Nicola Zingaretti, ormai in piena campagna elettorale per la segreteria del Pd, sostiene di voler puntare sul rinnovamento. “E’ tempo di cambiare – afferma – e servono facce nuove”. Si dimentica però di dire che tra le più vecchie in circolazione c’è anche la sua, se è vero che da oltre trent’anni calca la scena politica della capitale, dove ha ricoperto gli incarichi più disparati. Allo stesso modo, non fa accenno al fatto che in questa cavalcata verso il Nazareno s’è circondato di tanto ancien regime, basti pensare a Sposetti e Panunzi, che non sono certo personaggi di primo pelo.
Tra il dire e il fare c’è di mezzo il mare, afferma il proverbio, ma soprattutto, tra gli slogan a uso e consumo di un elettorato stanco e disilluso e ciò che realmente bolle in pentola nelle reunion di nostalgici e di interessati di cui si circonda Zingaretti, si intravede un deserto di idee che rischia, se davvero dovesse farcela, di ridurre il Pd a un partito sotto il dieci per cento. Non è un caso se in tutti i comizi che fa in questo suo girovagare da una parte all’altra della regione non accenna mai a questioni cruciali per la vita del Paese, né chiarisce quale sarebbe la collocazione, nello scenario politico, del partito eventualmente guidato da lui. Non parla dei rapporti con il Movimento 5 Stelle, forse perché sa che molti, se dicesse di volercisi alleare, non gli andrebbero dietro. Ma così non va bene. Zingaretti deve affermare con chiarezza, subito e non dopo, come intende rapportarsi con i grillini, allo stesso modo deve spiegare se è vero che vuole portare il Lazio ad elezioni anticipate, come si mormora a Roma, per candidarsi in Europa. Se così fosse, si rende conto del rischio a cui sottoporrebbe il partito? E’ consapevole che consegnerebbe la Regione, vinta con tanta difficoltà e al momento baluardo del centrosinistra contro i populismi, pur con tutte le contraddizioni del caso, ai Cinque stelle e alla Lega?

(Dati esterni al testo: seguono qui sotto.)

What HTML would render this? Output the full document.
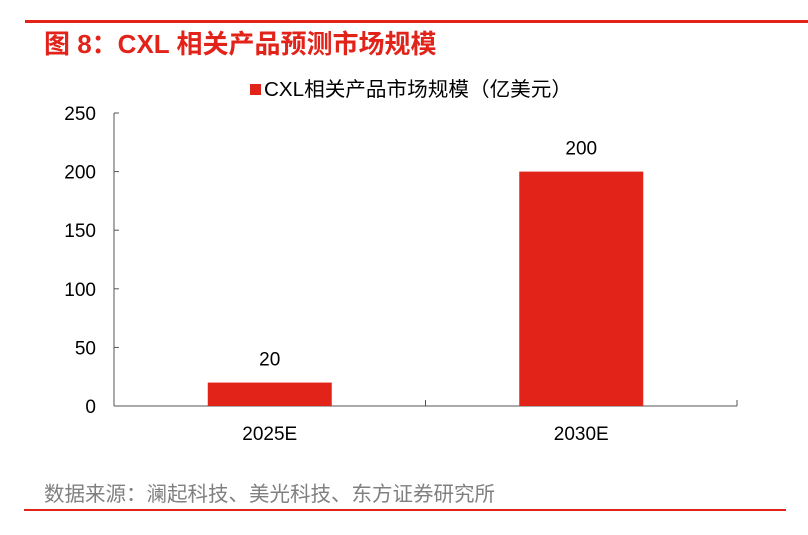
<!DOCTYPE html>
<html><head><meta charset="utf-8"><style>
body{margin:0;background:#fff;width:808px;height:535px;overflow:hidden;font-family:"Liberation Sans","Noto Sans CJK SC",sans-serif}
</style></head><body>
<svg width="808" height="535" style="position:absolute;left:0;top:0">
<rect x="25" y="20" width="783" height="3" fill="#e2231a"/>
<text x="44" y="53" font-size="26" font-weight="600" fill="#e2231a">图 8：CXL 相关产品预测市场规模</text>
<g>
<rect x="250" y="84" width="11" height="11" fill="#e2231a"/>
<text x="264" y="96" font-size="20" fill="#000" textLength="308" lengthAdjust="spacingAndGlyphs">CXL相关产品市场规模（亿美元）</text>
</g>
<g id="axes"></g>
<g id="bars"></g>
<text x="44" y="501" font-size="20.5" fill="#808080">数据来源：澜起科技、美光科技、东方证券研究所</text>
<rect x="24" y="509" width="762" height="2" fill="#e2231a"/>
</svg>
<script>
const categories=["2025E","2030E"];
const values=[20,200];
const yTicks=[0,50,100,150,200,250];
const x0=114,x1=737,yBase=406,yTop=113,yMax=250;
const y=v=>yBase-(v/yMax)*(yBase-yTop);
const band=(x1-x0)/categories.length;
const NS="http://www.w3.org/2000/svg";
function mk(t,a,p){const e=document.createElementNS(NS,t);for(const k in a)e.setAttribute(k,a[k]);p.appendChild(e);return e;}
const ax=document.getElementById('axes'),bg=document.getElementById('bars');
const yl=mk('line',{x1:x0,y1:yTop,x2:x0,y2:yBase,stroke:'#555','stroke-width':1},ax);


const xl=mk('line',{x1:x0,y1:yBase,x2:x1,y2:yBase,stroke:'#555','stroke-width':1},ax);


yTicks.forEach(t=>{
 mk('line',{x1:x0,y1:y(t),x2:x0+5,y2:y(t),stroke:'#555'},ax);
 const tx=mk('text',{x:96,y:y(t)+7,'font-size':19,'text-anchor':'end',fill:'#000'},ax);tx.textContent=t;
 
 
});
for(let i=0;i<=categories.length;i++){mk('line',{x1:x0+i*band,y1:yBase,x2:x0+i*band,y2:yBase-6,stroke:'#555'},ax);}
categories.forEach((c,i)=>{
 const cx=x0+band*(i+0.5),w=124;
 const r=mk('rect',{x:cx-w/2,y:y(values[i]),width:w,height:yBase-y(values[i]),fill:'#e2231a'},bg);
 
 
 const lv=mk('text',{x:cx,y:y(values[i])-17,'font-size':19,'text-anchor':'middle',fill:'#000'},bg);lv.textContent=values[i];
 
 
 const lc=mk('text',{x:cx,y:yBase+34,'font-size':19,'text-anchor':'middle',fill:'#000'},ax);lc.textContent=c;
 
 
});
</script>
</body></html>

“E’ arrivato il tempo per provarci, è arrivato il momento di lottare – afferma in una lettera a fanpage.it in cui parla dell’appuntamento a Roma del 13 e 14 ottobre – ma dobbiamo cambiare. Per questo Piazza Grande: ci ritroviamo nello spazio comune per eccellenza, la piazza, lì dove si condividono le idee e le lotte, dove si genera comunità”. “Voglio aprire – aggiunge – una fase nuova, diversa da quelle precedenti, inclusiva, dove si possa dialogare, discutere, ma trovare sempre una sintesi e una voce comune. Mettiamo in campo facce nuove e preparate, una squadra più unita. Io vi chiedo di conquistarvi un ruolo da protagonisti in questo percorso”. Tutto giusto, ma giochi a carte scoperte. Dica una volta per tutte, con la chiarezza che serve in passaggi come questo, dove vuole portare il Pd. Spieghi a chi dovrebbe votarlo la sua idea di Paese e di azione politica.